What blade is that by the way? It that utsuri above the hamon?

----------


## Timo Qvintus

I have done this years ago. The problem is that laser-cutting tolerances are too large for any fine details (they cannot make the traditional kiku tsuba for example). Water-cutting allows greater detail with smaller tolerances, but cost goes up significantly.

----------


## Walt Williams

Yes Angelo - it is utsuri above the hamon. It is a Rawblade by James Raw - all his blades come out with utsuri.
Timo, I tried water cutting and my experience was that it was not as accurate as lazer as although the one edge is crisp, the back (of a 3mm plate) is much less so - but maybe their machine was not the best. BTW - what is your hourly rate for draughting? (I'm an Architect)

----------


## Christopher Treichel

you can also make fittings using a jewlers saw... Not expensive and you can do it just about anywhere... just takes lots of time, patience and practice.

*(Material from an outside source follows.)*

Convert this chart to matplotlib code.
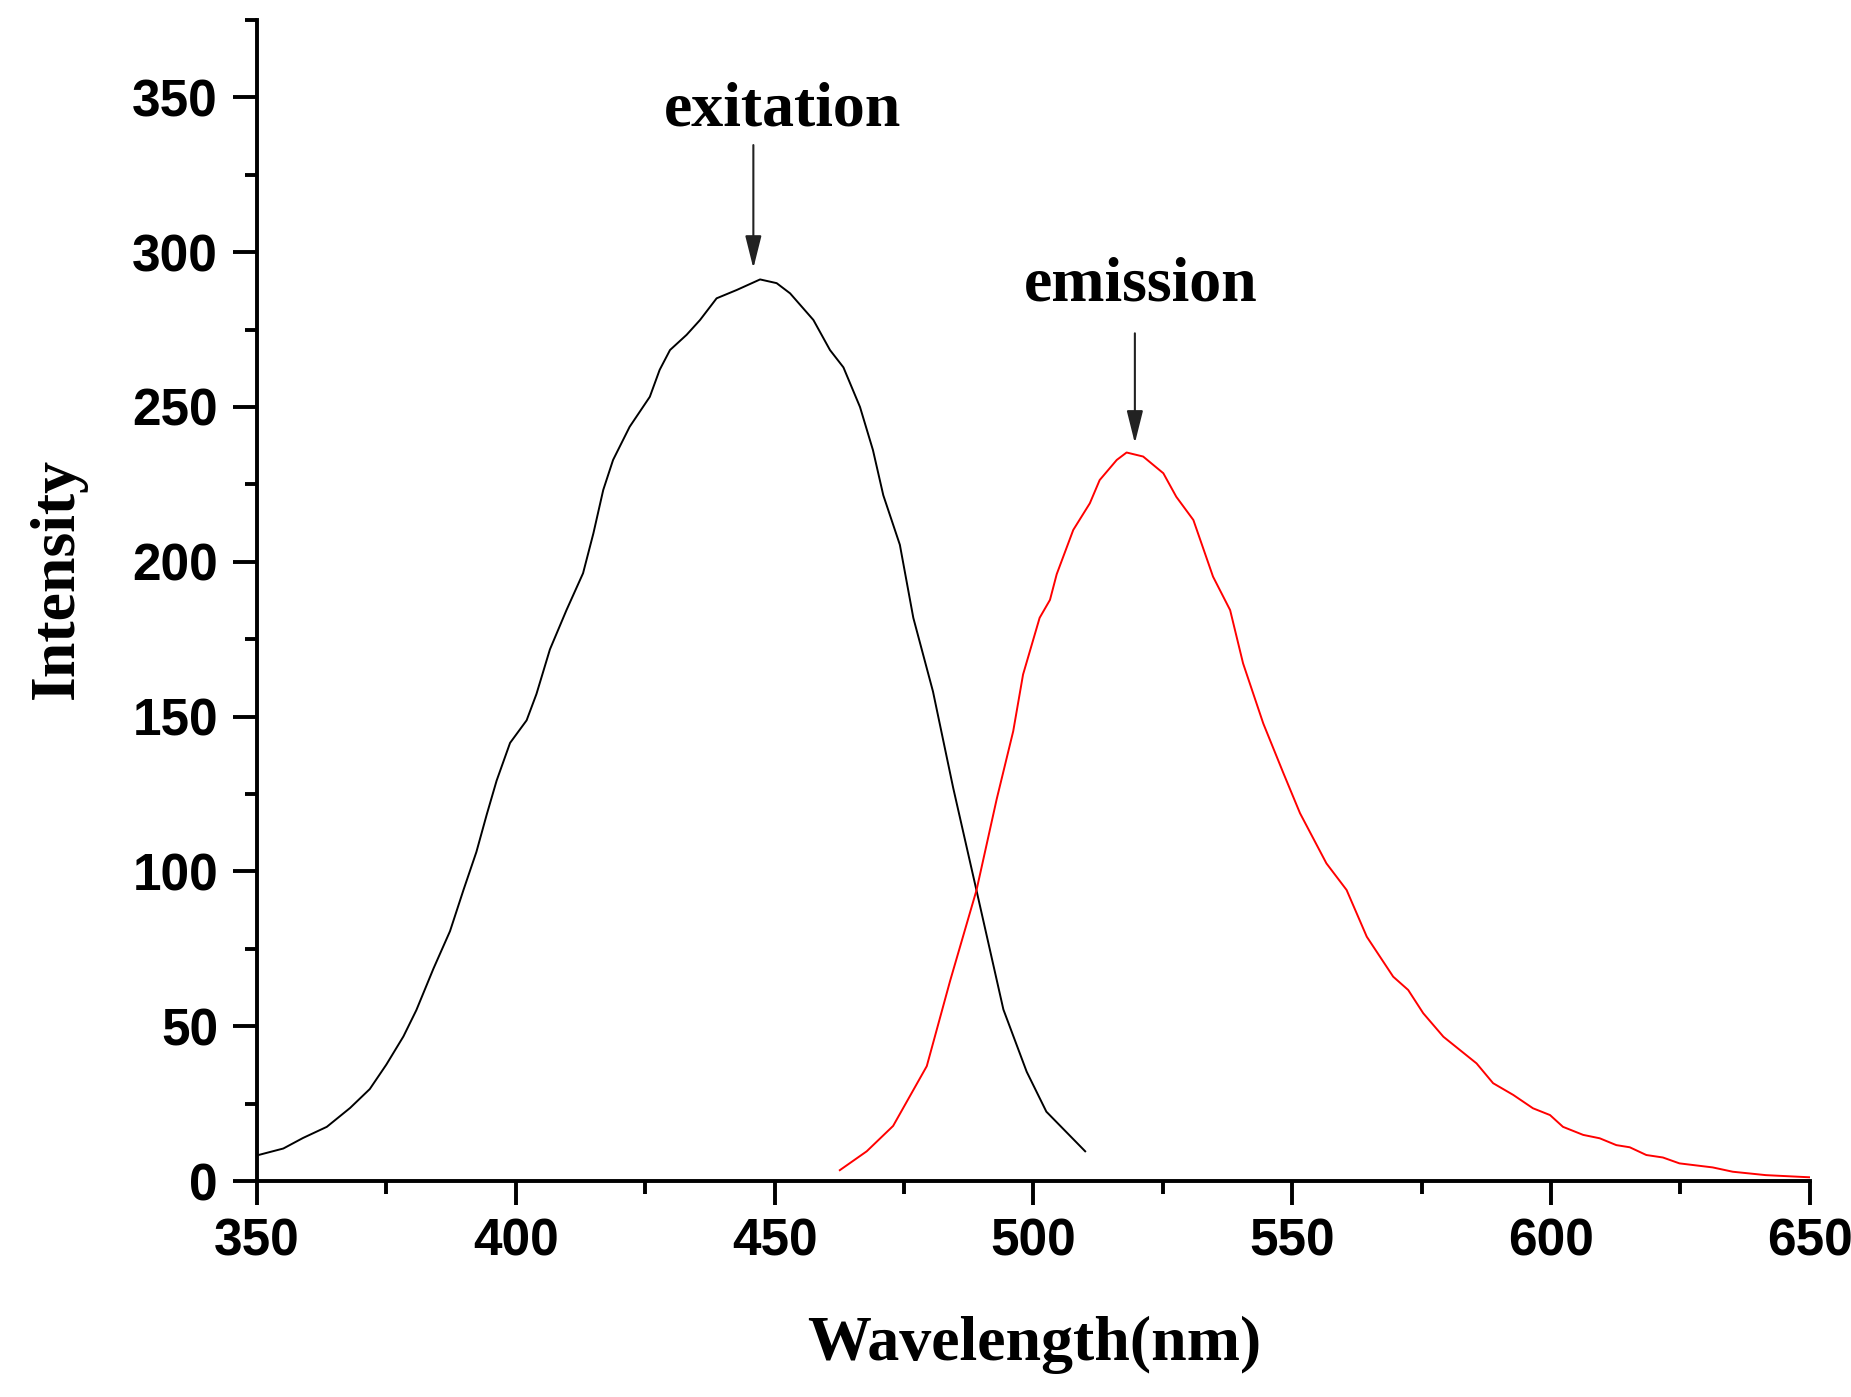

A short while ago made a tanto koshiare with all of the fittings made by me out of horn and with a rattan wrapped saya.

----------


## Timo Qvintus

> Timo, I tried water cutting and my experience was that it was not as accurate as lazer as although the one edge is crisp, the back (of a 3mm plate) is much less so - but maybe their machine was not the best. BTW - what is your hourly rate for draughting? (I'm an Architect)

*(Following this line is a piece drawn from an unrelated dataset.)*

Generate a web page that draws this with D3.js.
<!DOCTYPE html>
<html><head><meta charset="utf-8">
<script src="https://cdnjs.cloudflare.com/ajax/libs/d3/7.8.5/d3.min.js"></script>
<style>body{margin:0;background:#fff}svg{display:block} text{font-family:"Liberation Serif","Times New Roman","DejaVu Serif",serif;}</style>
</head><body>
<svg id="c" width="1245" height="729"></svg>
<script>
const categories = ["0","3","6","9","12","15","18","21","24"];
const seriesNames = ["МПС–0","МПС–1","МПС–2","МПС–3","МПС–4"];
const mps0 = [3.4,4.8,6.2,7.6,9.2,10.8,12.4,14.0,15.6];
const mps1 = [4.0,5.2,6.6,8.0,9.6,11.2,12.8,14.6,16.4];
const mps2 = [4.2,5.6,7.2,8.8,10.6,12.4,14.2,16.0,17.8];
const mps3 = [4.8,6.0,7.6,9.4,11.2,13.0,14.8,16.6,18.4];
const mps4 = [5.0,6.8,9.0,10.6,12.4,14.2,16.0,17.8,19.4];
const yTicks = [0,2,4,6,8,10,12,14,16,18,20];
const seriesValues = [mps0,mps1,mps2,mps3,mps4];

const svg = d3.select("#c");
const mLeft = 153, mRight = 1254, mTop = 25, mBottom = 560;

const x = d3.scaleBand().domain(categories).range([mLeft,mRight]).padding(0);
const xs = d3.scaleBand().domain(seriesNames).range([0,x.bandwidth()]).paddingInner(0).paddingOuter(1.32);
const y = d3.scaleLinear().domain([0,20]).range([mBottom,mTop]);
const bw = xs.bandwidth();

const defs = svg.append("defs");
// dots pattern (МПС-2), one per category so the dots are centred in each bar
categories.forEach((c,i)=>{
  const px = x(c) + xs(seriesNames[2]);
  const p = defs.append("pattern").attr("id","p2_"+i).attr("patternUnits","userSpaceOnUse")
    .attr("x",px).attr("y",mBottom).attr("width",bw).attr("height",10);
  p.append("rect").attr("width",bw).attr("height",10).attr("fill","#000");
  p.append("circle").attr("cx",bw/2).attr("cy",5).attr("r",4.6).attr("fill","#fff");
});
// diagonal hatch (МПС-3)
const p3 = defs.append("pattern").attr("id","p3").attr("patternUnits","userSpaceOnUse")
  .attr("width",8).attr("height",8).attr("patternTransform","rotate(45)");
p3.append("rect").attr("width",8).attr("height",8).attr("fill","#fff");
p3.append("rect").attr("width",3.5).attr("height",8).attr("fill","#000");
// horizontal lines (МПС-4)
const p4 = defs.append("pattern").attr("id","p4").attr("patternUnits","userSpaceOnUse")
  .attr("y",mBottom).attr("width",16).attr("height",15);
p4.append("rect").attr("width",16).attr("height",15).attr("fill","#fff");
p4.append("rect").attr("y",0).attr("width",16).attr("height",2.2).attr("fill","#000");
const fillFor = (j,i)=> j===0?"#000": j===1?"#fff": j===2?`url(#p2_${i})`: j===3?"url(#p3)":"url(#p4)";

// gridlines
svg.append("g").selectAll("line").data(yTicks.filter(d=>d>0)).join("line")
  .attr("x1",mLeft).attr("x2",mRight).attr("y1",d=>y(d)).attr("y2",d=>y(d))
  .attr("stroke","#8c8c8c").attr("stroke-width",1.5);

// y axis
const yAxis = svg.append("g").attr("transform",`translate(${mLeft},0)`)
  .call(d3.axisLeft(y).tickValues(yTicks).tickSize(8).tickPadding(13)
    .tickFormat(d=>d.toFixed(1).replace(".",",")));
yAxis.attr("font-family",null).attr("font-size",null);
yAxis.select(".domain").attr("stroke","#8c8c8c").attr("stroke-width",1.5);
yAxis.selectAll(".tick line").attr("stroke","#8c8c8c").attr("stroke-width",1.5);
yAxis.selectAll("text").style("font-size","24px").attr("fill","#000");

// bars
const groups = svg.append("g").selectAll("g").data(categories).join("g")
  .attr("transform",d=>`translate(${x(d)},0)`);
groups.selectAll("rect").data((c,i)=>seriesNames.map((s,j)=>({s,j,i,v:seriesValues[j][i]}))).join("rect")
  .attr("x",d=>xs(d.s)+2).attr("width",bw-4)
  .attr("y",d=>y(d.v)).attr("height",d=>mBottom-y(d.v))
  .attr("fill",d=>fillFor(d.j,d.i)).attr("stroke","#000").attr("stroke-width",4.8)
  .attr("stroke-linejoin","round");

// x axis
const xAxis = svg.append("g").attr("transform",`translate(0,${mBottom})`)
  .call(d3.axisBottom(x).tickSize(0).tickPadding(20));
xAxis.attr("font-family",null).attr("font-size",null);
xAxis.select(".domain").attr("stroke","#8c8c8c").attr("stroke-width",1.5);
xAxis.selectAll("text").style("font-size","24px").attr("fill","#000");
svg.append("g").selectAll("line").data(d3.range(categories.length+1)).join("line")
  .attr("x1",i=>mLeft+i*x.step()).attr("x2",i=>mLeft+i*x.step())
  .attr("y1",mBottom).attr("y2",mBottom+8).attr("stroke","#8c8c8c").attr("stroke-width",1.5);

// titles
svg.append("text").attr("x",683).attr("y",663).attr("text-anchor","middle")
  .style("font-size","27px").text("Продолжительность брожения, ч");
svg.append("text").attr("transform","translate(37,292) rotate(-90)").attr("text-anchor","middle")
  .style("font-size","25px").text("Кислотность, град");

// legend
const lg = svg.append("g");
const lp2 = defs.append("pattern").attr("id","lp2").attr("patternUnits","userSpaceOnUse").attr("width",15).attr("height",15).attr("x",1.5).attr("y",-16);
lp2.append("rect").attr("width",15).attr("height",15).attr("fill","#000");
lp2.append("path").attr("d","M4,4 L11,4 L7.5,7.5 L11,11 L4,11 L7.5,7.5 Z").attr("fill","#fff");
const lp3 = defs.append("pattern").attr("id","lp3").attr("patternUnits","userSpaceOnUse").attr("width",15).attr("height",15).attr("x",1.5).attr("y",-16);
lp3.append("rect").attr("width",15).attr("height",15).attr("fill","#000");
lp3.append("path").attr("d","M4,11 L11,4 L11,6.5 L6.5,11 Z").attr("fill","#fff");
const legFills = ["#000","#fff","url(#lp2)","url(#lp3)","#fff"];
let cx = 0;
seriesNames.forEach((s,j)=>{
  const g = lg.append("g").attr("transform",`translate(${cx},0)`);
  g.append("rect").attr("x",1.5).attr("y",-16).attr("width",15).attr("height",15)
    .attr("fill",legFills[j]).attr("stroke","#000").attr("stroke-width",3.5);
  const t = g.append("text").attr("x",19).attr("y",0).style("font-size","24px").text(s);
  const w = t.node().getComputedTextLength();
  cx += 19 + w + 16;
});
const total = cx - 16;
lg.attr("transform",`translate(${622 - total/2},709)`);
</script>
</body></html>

Bad choise of words. What I mean is that with laser-cutting the object heats up so much that there is a minimum of three millimeters of material that must be left, otherwise it will probably melt through. Sharp turns etc are also troublesome because the heat builds up in those spots. With water-cutting the object doesn't heat up nearly as much, allowing cutting of finer detail. The cut itself may be less smooth, depending on the quality of the machinery and the draft on which is used to guide the cutter.

I don't charge anything for drafting, I do it for fun.

----------


## Angelo Silva

> Yes Angelo - it is utsuri above the hamon. It is a Rawblade by James Raw - all his blades come out with utsuri.


Funny thing, I have just read somewhere why some blades develop utsuri, and his blades were provided as example. 

For a long time I pondered using metalclay but I don't have the necessary skills. I find making fuchi and habaki and getting decent welds enough of a challenge.

----------